Here is what goes on in the merge function:
- It takes two arrays of values (we’ll use numbers for our examples)
- It will merge those two arrays into one array, ordered from smallest number to largest
- It will run in O(n) time as it has to look at every value in the two arrays
- It will return an ordered array at the end
That’s pretty much it, though step 2 is quite involved. We need to evaluate a number in each array and compare them to each other. Whichever number is smallest, we will add that number to a new sorted array. Step 2 needs to handle a case for if the number in array1 is smaller than the number in array2, a case for if the number in array2 is smaller than the number in array1, and a case for if both numbers are equal.
So how do we keep track of two numbers at the same time? How do we know the when the comparison is done? Well, if we’re not exactly sure when something will end, a while loop makes sense; we just need a terminating condition so the loop actually stops.
To keep track of which value we are at in both arrays, we set index values. This also serves as our terminating condition for the while loop. The first while loop is primarily where most of the work is happening. The two remaining while loops handle cases where the arrays are of differing lengths and there is no more comparisons needed to be made to the two arrays; they simply just append all the remaining values to the sorted array.
So all of this happens when two arrays are passed into it. However, the arrays that are passed in need to be in sorted order.

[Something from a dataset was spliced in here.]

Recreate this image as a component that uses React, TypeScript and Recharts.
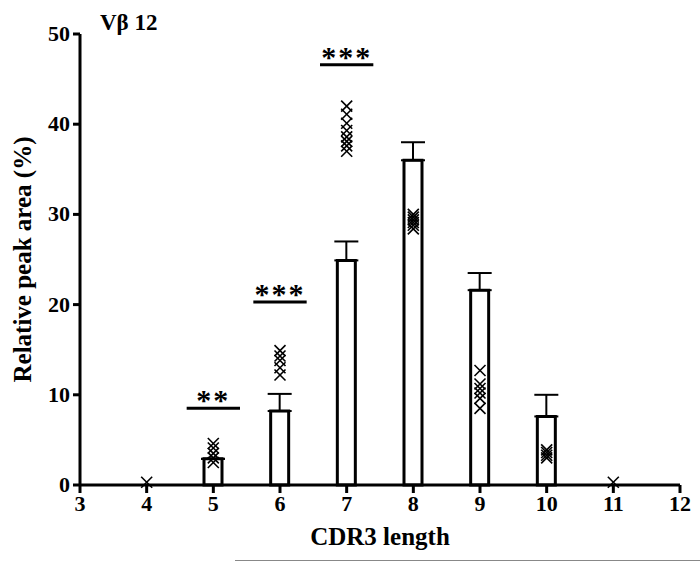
import React from 'react';
import {
  ComposedChart,
  Bar,
  Scatter,
  XAxis,
  YAxis,
  ErrorBar,
  ReferenceLine,
} from 'recharts';

const FONT = '"Liberation Serif", "Times New Roman", serif';

const lengths = [5, 6, 7, 8, 9, 10];
const means = [2.9, 8.2, 24.9, 36.0, 21.6, 7.6];
const sems = [0, 1.9, 2.1, 2.0, 1.9, 2.4];

const crossX = [4, 5, 5, 5, 5, 5, 6, 6, 6, 6, 6, 7, 7, 7, 7, 7, 7, 7, 7, 8, 8, 8, 8, 8, 8, 9, 9, 9, 9, 9, 9, 10, 10, 10, 10, 11];
const crossY = [
  0.3, 2.5, 3.0, 3.5, 4.1, 4.6, 12.2, 13.0, 13.8, 14.3, 14.9, 37.0, 37.6, 38.1, 38.6, 39.3, 40.1, 41.1, 42.0,
  28.4, 28.8, 29.1, 29.4, 29.7, 30.0, 8.5, 9.6, 10.2, 10.7, 11.2, 12.7, 3.0, 3.3, 3.6, 3.9, 0.3,
];

const sigStart = [4.6, 5.6, 6.6];
const sigEnd = [5.4, 6.4, 7.4];
const sigY = [8.5, 20.3, 46.6];
const sigText = ['**', '***', '***'];

const xTicks = [3, 4, 5, 6, 7, 8, 9, 10, 11, 12];
const yTicks = [0, 10, 20, 30, 40, 50];

const barData = lengths.map((x, i) => ({ x, mean: means[i], err: [0, sems[i]] }));
const crossData = crossX.map((x, i) => ({ x, y: crossY[i] }));

const Cross = (props: any) => {
  const { cx, cy } = props;
  const r = 5.5;
  return (
    <g stroke="#000" strokeWidth={1.6}>
      <line x1={cx - r} y1={cy - r} x2={cx + r} y2={cy + r} />
      <line x1={cx - r} y1={cy + r} x2={cx + r} y2={cy - r} />
    </g>
  );
};

const XTick = (props: any) => {
  const { x, y, payload } = props;
  return (
    <text x={x} y={y + 16} textAnchor="middle" fill="#000" fontSize={22} fontWeight={700} fontFamily={FONT}>
      {payload.value}
    </text>
  );
};

const YTick = (props: any) => {
  const { x, y, payload } = props;
  return (
    <text x={x - 1} y={y + 7} textAnchor="end" fill="#000" fontSize={22} fontWeight={700} fontFamily={FONT}>
      {payload.value}
    </text>
  );
};

export default function App() {
  return (
    <div style={{ position: 'absolute', left: 0, top: 0, width: 700, height: 563, background: '#fff' }}>
      <ComposedChart
        width={700}
        height={563}
        data={barData}
        margin={{ top: 34, right: 20, bottom: 48, left: 50 }}
      >
        <XAxis
          dataKey="x"
          type="number"
          domain={[3, 12]}
          ticks={xTicks}
          allowDataOverflow
          height={30}
          stroke="#000"
          strokeWidth={3}
          tickLine={{ stroke: '#000', strokeWidth: 3 }}
          tickSize={8}
          tick={<XTick />}
          label={{
            value: 'CDR3 length',
            position: 'insideBottom',
            offset: -30,
            style: { fill: '#000', fontSize: 25, fontWeight: 700, fontFamily: FONT },
          }}
        />
        <YAxis
          type="number"
          domain={[0, 50]}
          ticks={yTicks}
          width={30}
          stroke="#000"
          strokeWidth={3}
          tickLine={{ stroke: '#000', strokeWidth: 3 }}
          tickSize={7}
          tick={<YTick />}
          label={{
            value: 'Relative peak area (%)',
            angle: -90,
            position: 'insideLeft',
            offset: -28,
            style: { textAnchor: 'middle', fill: '#000', fontSize: 25, fontWeight: 700, fontFamily: FONT },
          }}
        />
        <Bar dataKey="mean" barSize={18} fill="#fff" stroke="#000" strokeWidth={3} isAnimationActive={false}>
          <ErrorBar dataKey="err" width={12} stroke="#000" strokeWidth={2} direction="y" />
        </Bar>
        <Scatter data={crossData} dataKey="y" shape={<Cross />} isAnimationActive={false} />
        {sigStart.map((s, i) => (
          <ReferenceLine
            key={i}
            segment={[
              { x: s, y: sigY[i] },
              { x: sigEnd[i], y: sigY[i] },
            ]}
            stroke="#000"
            strokeWidth={3}
            ifOverflow="visible"
            label={{
              value: sigText[i],
              position: 'top',
              offset: -2,
              style: { fill: '#000', fontSize: 30, fontWeight: 700, fontFamily: FONT, letterSpacing: 2 },
            }}
          />
        ))}
        <text x={100} y={30} fontFamily={FONT} fontSize={23} fontWeight={700} fill="#000">
          Vβ 12
        </text>
      </ComposedChart>
      <div style={{ position: 'absolute', left: 235, top: 560, width: 465, height: 1, background: '#888' }} />
    </div>
  );
}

By that, I mean we can have an array such as [2, 4, 9] and [3, 5, 7] and the merge function will work just fine, but we can’t have something like [2, 1, 0] and [7, 5, 8], because really, all the merge function does is just swap out values at indexes for two different arrays. The number 2 in the first array is never compared with the second number, 1, in the same array. It’s only evaluated against the numbers in the other array. So how do we fix this?
The Merge Sort
What if the leftPile array and rightPile array that is required by the merge() function only had one value each in it? The arrays wouldn’t have to worry about values within their own array, and the comparison made against each other would work fine. I mean merge() could handle  &  without in issue and add those numbers into the orderedArray pile without problem. So if we divide up an original array of say [2, 1, 5, 4, 9] where merge only had to compare two arrays with one number each, the merge() function would work without worry. So how do we divide our single array into a bunch of small arrays with only one value each? Recursion
And this is where I struggled mightily to understand what was happening. I knew what the program was designed to do. Break one large array into a bunch of single value arrays, but I didn’t understand how it was return values from our orderedArray in the merge function all the way back to original function. It was magic and my brain was stumped; which led to the study of how recursion was working on just a small level such as the Fibonacci sequence. From there and learning about the call stack, I finally discovered what was happening. With merge sort, the same thing is going on but because it’s still all so new to me, it took me awhile to understand.
In order to explain, let me show the code that is actually called to run merge sort.
- Line 38 is our terminating condition. Since this function calls itself, it needs someway to know when to stop. If the array only has one element in it, return that array and end the recursive call.
- Line 39 split the array in ½. This forms our left array and right array as seen on lines 41 and 42
- Line 44 returns the merged, sorted array
Deceptively simple right? Well, yeah, it was to me. I immediately looked at the code and thought, okay, the leftArray = [2, 1] and the rightArray = [5, 4, 9]. But I thought for merge() to work, the arrays have to already be in sorted order? Yeah, I was confused.
As it turns out, we need leftArray to be =  and rightArray to =  for our merge to work–and it does. The recursive call is doing exactly that. Allow me to explain.
leftArray continues to call the mergeSort function until it eventually receives a value back. If there are too many recursive calls, the program will crash (stack overflow), but the picture above basically represents the call stack. Red arrows denote that the leftArray (steps 1 & 2), or in one case, the rightArray (step 4) has not finished evaluating yet and makes another call on itself. The green arrows represent a value returned back to leftArray (steps 3 & 6) or rightArray (step 5). NOTE: this picture only represents finding a value for leftArray in the intial call on the left. We haven’t even started evaluating the initial rightArray variable. (I’d encourage you to do this on paper just to walk through the process : ) )
Nested call, continued call, whatever you want to call it, this is what was lost on me. I could not visualize it in my head. Only when I sat down and started sketching it out on paper, did it start to make sense. The biggest takeaway for me is: in the initial call, the rightArray never even gets evaluated until the leftArray finally has a value returned to it from the recursive calls, and that value returned is in sorted order. It may take 2 recursive calls, or it may take 15, but lines 42 and 44 in the code snippet above remain waiting to be called until line 41 finally has a value.
If none of this makes sense, I’d invite you to read my initial post on recursion here. I think the only way I’ve been able to keep track is to write it on paper and tack it up on a wall so I can follow the recursion trail. Keep in mind that I’ve been trying to make sense of this off and on for a few months, and I’m sure as soon as someone asks me a question, I will still probably mess up the answer! But, a lesson I learned years ago in college struggling through sequences and series in Calc 2 is this: there is an answer, I can find it, but it might take awhile. Don’t measure others pace against your own.
For those more advanced in this than I, I did stick with a top-down approach for merge sort. I know a bottom-up exists, but I want to make sure I have a thorough understanding of this implementation first before moving on.